>> START Supplied material

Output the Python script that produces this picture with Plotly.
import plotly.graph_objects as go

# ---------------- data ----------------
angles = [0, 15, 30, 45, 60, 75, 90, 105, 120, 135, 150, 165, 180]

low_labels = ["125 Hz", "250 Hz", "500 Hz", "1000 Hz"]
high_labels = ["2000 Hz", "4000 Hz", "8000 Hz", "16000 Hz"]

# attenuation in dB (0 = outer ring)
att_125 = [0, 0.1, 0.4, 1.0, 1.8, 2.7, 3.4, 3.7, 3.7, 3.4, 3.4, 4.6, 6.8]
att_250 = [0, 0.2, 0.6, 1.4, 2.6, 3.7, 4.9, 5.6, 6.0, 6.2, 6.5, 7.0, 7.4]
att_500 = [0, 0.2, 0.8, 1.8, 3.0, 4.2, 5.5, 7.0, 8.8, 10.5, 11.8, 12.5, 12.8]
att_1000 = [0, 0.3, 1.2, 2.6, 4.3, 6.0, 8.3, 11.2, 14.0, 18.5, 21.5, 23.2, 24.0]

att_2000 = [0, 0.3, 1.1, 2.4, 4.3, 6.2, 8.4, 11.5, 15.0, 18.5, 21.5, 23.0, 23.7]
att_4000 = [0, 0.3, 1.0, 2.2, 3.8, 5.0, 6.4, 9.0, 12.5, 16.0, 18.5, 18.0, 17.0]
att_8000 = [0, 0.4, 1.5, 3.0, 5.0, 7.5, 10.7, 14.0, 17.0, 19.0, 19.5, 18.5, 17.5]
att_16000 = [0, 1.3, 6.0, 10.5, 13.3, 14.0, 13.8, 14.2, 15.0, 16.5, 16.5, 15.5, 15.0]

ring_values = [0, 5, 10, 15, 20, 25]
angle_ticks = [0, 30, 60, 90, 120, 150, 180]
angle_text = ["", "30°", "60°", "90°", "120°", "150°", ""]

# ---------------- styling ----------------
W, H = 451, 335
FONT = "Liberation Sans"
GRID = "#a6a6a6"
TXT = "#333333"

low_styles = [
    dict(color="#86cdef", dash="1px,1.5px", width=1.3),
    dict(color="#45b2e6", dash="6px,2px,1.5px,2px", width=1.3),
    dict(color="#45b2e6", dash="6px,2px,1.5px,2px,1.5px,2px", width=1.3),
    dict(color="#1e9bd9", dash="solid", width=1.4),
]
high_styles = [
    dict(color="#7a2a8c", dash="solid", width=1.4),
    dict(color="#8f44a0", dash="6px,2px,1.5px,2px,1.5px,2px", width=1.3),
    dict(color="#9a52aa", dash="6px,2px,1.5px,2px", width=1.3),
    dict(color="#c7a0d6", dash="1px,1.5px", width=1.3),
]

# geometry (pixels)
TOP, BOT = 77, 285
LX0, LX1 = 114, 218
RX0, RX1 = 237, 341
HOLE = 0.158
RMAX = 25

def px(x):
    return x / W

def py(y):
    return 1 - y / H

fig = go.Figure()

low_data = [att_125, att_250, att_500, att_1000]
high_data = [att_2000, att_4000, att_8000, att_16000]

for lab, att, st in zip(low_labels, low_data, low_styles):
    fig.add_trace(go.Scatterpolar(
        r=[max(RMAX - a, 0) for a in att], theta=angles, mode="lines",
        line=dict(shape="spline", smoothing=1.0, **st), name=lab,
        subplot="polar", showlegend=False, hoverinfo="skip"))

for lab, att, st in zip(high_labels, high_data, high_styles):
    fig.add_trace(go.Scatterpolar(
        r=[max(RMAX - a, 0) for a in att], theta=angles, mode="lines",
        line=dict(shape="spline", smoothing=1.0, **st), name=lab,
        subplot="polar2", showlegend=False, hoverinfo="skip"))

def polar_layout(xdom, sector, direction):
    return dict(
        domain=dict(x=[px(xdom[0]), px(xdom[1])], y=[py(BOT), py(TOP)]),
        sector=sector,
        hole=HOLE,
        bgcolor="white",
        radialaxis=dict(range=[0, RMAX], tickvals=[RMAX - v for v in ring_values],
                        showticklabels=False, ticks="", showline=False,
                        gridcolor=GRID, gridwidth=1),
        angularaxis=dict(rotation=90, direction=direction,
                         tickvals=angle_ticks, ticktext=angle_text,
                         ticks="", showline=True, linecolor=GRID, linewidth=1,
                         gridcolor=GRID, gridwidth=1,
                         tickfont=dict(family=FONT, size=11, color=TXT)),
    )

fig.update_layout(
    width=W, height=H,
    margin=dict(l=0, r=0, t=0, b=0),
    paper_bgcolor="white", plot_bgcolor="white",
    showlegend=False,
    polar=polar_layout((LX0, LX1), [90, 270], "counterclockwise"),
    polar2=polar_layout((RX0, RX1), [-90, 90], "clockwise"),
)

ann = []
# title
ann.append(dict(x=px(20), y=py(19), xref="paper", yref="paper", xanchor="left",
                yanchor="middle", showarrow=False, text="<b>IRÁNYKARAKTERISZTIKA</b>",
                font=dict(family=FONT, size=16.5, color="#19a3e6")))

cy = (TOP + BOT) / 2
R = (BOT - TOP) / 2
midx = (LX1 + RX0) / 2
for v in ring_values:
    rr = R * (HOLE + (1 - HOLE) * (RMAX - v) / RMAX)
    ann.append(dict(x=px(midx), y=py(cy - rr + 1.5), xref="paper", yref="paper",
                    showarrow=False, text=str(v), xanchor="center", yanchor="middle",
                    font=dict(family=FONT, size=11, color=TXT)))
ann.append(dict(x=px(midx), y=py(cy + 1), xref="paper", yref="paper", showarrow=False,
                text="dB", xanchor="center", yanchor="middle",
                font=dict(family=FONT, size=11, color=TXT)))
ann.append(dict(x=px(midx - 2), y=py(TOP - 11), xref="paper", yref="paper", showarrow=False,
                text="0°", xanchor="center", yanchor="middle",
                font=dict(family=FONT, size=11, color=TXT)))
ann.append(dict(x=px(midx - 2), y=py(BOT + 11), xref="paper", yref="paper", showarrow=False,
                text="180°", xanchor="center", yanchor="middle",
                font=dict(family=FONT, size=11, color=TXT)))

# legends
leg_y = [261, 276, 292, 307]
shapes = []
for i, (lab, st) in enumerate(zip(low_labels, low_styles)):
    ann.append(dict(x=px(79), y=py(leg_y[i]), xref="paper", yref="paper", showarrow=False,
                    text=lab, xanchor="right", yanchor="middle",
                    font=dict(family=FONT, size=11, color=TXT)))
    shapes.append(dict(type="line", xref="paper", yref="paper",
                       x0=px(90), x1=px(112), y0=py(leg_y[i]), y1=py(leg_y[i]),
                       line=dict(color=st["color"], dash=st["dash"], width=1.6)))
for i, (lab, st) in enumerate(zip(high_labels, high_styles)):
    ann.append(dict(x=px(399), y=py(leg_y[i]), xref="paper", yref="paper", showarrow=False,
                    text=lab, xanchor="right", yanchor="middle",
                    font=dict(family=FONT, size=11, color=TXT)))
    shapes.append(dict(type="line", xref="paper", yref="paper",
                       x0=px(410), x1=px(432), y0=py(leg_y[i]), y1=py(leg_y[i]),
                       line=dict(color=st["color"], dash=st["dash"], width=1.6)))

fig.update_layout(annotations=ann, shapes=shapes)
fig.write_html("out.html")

>> END Supplied material

### What needs to be done
All of the data above should be transcribed exactly.

### Full solution
Output the Python script that produces this picture with Plotly.
import plotly.graph_objects as go

# ---------------- data ----------------
angles = [0, 15, 30, 45, 60, 75, 90, 105, 120, 135, 150, 165, 180]

low_labels = ["125 Hz", "250 Hz", "500 Hz", "1000 Hz"]
high_labels = ["2000 Hz", "4000 Hz", "8000 Hz", "16000 Hz"]

# attenuation in dB (0 = outer ring)
att_125 = [0, 0.1, 0.4, 1.0, 1.8, 2.7, 3.4, 3.7, 3.7, 3.4, 3.4, 4.6, 6.8]
att_250 = [0, 0.2, 0.6, 1.4, 2.6, 3.7, 4.9, 5.6, 6.0, 6.2, 6.5, 7.0, 7.4]
att_500 = [0, 0.2, 0.8, 1.8, 3.0, 4.2, 5.5, 7.0, 8.8, 10.5, 11.8, 12.5, 12.8]
att_1000 = [0, 0.3, 1.2, 2.6, 4.3, 6.0, 8.3, 11.2, 14.0, 18.5, 21.5, 23.2, 24.0]

att_2000 = [0, 0.3, 1.1, 2.4, 4.3, 6.2, 8.4, 11.5, 15.0, 18.5, 21.5, 23.0, 23.7]
att_4000 = [0, 0.3, 1.0, 2.2, 3.8, 5.0, 6.4, 9.0, 12.5, 16.0, 18.5, 18.0, 17.0]
att_8000 = [0, 0.4, 1.5, 3.0, 5.0, 7.5, 10.7, 14.0, 17.0, 19.0, 19.5, 18.5, 17.5]
att_16000 = [0, 1.3, 6.0, 10.5, 13.3, 14.0, 13.8, 14.2, 15.0, 16.5, 16.5, 15.5, 15.0]

ring_values = [0, 5, 10, 15, 20, 25]
angle_ticks = [0, 30, 60, 90, 120, 150, 180]
angle_text = ["", "30°", "60°", "90°", "120°", "150°", ""]

# ---------------- styling ----------------
W, H = 451, 335
FONT = "Liberation Sans"
GRID = "#a6a6a6"
TXT = "#333333"

low_styles = [
    dict(color="#86cdef", dash="1px,1.5px", width=1.3),
    dict(color="#45b2e6", dash="6px,2px,1.5px,2px", width=1.3),
    dict(color="#45b2e6", dash="6px,2px,1.5px,2px,1.5px,2px", width=1.3),
    dict(color="#1e9bd9", dash="solid", width=1.4),
]
high_styles = [
    dict(color="#7a2a8c", dash="solid", width=1.4),
    dict(color="#8f44a0", dash="6px,2px,1.5px,2px,1.5px,2px", width=1.3),
    dict(color="#9a52aa", dash="6px,2px,1.5px,2px", width=1.3),
    dict(color="#c7a0d6", dash="1px,1.5px", width=1.3),
]

# geometry (pixels)
TOP, BOT = 77, 285
LX0, LX1 = 114, 218
RX0, RX1 = 237, 341
HOLE = 0.158
RMAX = 25

def px(x):
    return x / W

def py(y):
    return 1 - y / H

fig = go.Figure()

low_data = [att_125, att_250, att_500, att_1000]
high_data = [att_2000, att_4000, att_8000, att_16000]

for lab, att, st in zip(low_labels, low_data, low_styles):
    fig.add_trace(go.Scatterpolar(
        r=[max(RMAX - a, 0) for a in att], theta=angles, mode="lines",
        line=dict(shape="spline", smoothing=1.0, **st), name=lab,
        subplot="polar", showlegend=False, hoverinfo="skip"))

for lab, att, st in zip(high_labels, high_data, high_styles):
    fig.add_trace(go.Scatterpolar(
        r=[max(RMAX - a, 0) for a in att], theta=angles, mode="lines",
        line=dict(shape="spline", smoothing=1.0, **st), name=lab,
        subplot="polar2", showlegend=False, hoverinfo="skip"))

def polar_layout(xdom, sector, direction):
    return dict(
        domain=dict(x=[px(xdom[0]), px(xdom[1])], y=[py(BOT), py(TOP)]),
        sector=sector,
        hole=HOLE,
        bgcolor="white",
        radialaxis=dict(range=[0, RMAX], tickvals=[RMAX - v for v in ring_values],
                        showticklabels=False, ticks="", showline=False,
                        gridcolor=GRID, gridwidth=1),
        angularaxis=dict(rotation=90, direction=direction,
                         tickvals=angle_ticks, ticktext=angle_text,
                         ticks="", showline=True, linecolor=GRID, linewidth=1,
                         gridcolor=GRID, gridwidth=1,
                         tickfont=dict(family=FONT, size=11, color=TXT)),
    )

fig.update_layout(
    width=W, height=H,
    margin=dict(l=0, r=0, t=0, b=0),
    paper_bgcolor="white", plot_bgcolor="white",
    showlegend=False,
    polar=polar_layout((LX0, LX1), [90, 270], "counterclockwise"),
    polar2=polar_layout((RX0, RX1), [-90, 90], "clockwise"),
)

ann = []
# title
ann.append(dict(x=px(20), y=py(19), xref="paper", yref="paper", xanchor="left",
                yanchor="middle", showarrow=False, text="<b>IRÁNYKARAKTERISZTIKA</b>",
                font=dict(family=FONT, size=16.5, color="#19a3e6")))

cy = (TOP + BOT) / 2
R = (BOT - TOP) / 2
midx = (LX1 + RX0) / 2
for v in ring_values:
    rr = R * (HOLE + (1 - HOLE) * (RMAX - v) / RMAX)
    ann.append(dict(x=px(midx), y=py(cy - rr + 1.5), xref="paper", yref="paper",
                    showarrow=False, text=str(v), xanchor="center", yanchor="middle",
                    font=dict(family=FONT, size=11, color=TXT)))
ann.append(dict(x=px(midx), y=py(cy + 1), xref="paper", yref="paper", showarrow=False,
                text="dB", xanchor="center", yanchor="middle",
                font=dict(family=FONT, size=11, color=TXT)))
ann.append(dict(x=px(midx - 2), y=py(TOP - 11), xref="paper", yref="paper", showarrow=False,
                text="0°", xanchor="center", yanchor="middle",
                font=dict(family=FONT, size=11, color=TXT)))
ann.append(dict(x=px(midx - 2), y=py(BOT + 11), xref="paper", yref="paper", showarrow=False,
                text="180°", xanchor="center", yanchor="middle",
                font=dict(family=FONT, size=11, color=TXT)))

# legends
leg_y = [261, 276, 292, 307]
shapes = []
for i, (lab, st) in enumerate(zip(low_labels, low_styles)):
    ann.append(dict(x=px(79), y=py(leg_y[i]), xref="paper", yref="paper", showarrow=False,
                    text=lab, xanchor="right", yanchor="middle",
                    font=dict(family=FONT, size=11, color=TXT)))
    shapes.append(dict(type="line", xref="paper", yref="paper",
                       x0=px(90), x1=px(112), y0=py(leg_y[i]), y1=py(leg_y[i]),
                       line=dict(color=st["color"], dash=st["dash"], width=1.6)))
for i, (lab, st) in enumerate(zip(high_labels, high_styles)):
    ann.append(dict(x=px(399), y=py(leg_y[i]), xref="paper", yref="paper", showarrow=False,
                    text=lab, xanchor="right", yanchor="middle",
                    font=dict(family=FONT, size=11, color=TXT)))
    shapes.append(dict(type="line", xref="paper", yref="paper",
                       x0=px(410), x1=px(432), y0=py(leg_y[i]), y1=py(leg_y[i]),
                       line=dict(color=st["color"], dash=st["dash"], width=1.6)))

fig.update_layout(annotations=ann, shapes=shapes)
fig.write_html("out.html")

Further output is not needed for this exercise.